Responding to a request from Abbott submitted Thursday, Paxton issued a nonbinding opinion saying a court would agree Abbott could set aside the election rules under a part of Texas law that lets the governor suspend certain statutes if they interfere with disaster recovery. Abbott said last week he wanted Farenthold’s former constituents to have new representation “as quickly as possible” because the Coastal Bend-area’s Congressional District 27 is still reeling from Hurricane Harvey.
“If the Governor determines the situation in Congressional District 27 constitutes an emergency warranting a special election before November 6, 2018, a court would likely conclude that section 41.0011 of the Election Code authorizes calling an expedited special election to fill the vacancy in that district,” Paxton wrote.
Paxton’s nonbinding opinion paves the way for Abbott to work around state and federal laws that he said are in conflict and make it “practically impossible to hold an emergency special election … before the end of September.” The governor’s office did not immediately say what he planned to do in light of Paxton’s opinion.
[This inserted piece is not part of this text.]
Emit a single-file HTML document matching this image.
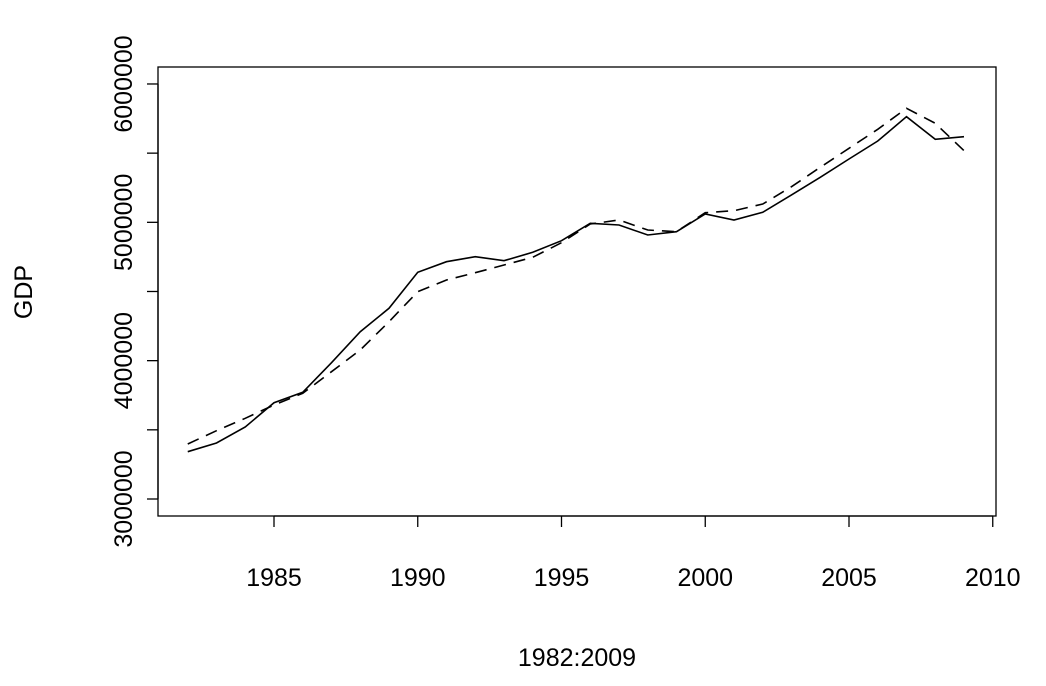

I was going to post that yesterday, but there were too many other things, and I figured I’d be okay waiting another day. Life comes at you fast, obviously. I suppose someone could file a lawsuit if they objected to this – maybe an overseas voter who might not have enough time to participate? I dunno – but speaking as a non-lawyer, this seems like the right call. The public interest is served by having the election sooner rather than later. The Chron has more.